The maximum in some states is up to 99 weeks. The Middle Class Tax Relief and Job Creation Act, which includes an extension of these unemployment insurance benefits,  is up for a vote the week of Dec. 12. The GOP plan extends unemployment insurance but gradually reduces the current maximum weeks of benefits from 99 to 59 weeks.

McMillan said that historically congress has never cut off federal unemployment benefits when the employment rate has been above 7 percent. “It’s still well above that, and some estimate that by next year the unemployment rate will be at least 8.5 percent,” she said.

According to NBC’s First Read, Speaker of the House John Boehner, dodged a question on how failure to extend the payroll tax cut, which is also set to expire at the end of this year, and the unemployment insurance benefits would impact the economy. “I’m not an economist, I don’t know what impact it’s going to have on the economy,” he said in a response to a question from NBC News at his weekly press conference. But Mark Zandi, chief economist at Moody’s Analytics, said that if Congress failed to extend these benefits that would result in “about 1 million jobs lost by the end of 2012.”

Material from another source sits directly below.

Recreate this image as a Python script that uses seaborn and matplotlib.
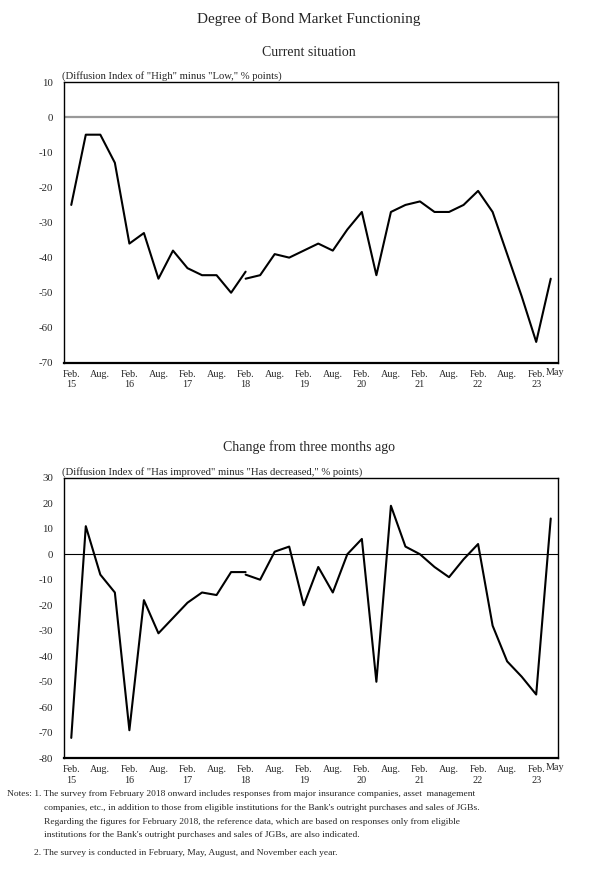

“I would first tell our congressional officials to grow up,” Robinson said. “They have been elected into those positions to serve the people, and it’s so unjust how they’re bickering Democrat and Republican back and forth like elementary school children while the people are steady being oppressed on a daily basis . . . Looking at statistics as far as how many individuals are unemployed says it very boldly that extension is needed to those who are currently receiving it and it’s about to expire, and to individuals who have extended their 99 weeks of benefits, jobs are needed. And they’re about to go home for the holidays and some individuals they’re not going to have a holiday. They’re sleeping out on the streets, sleeping in tents. It’s unreal. They need to  grow up and fast.”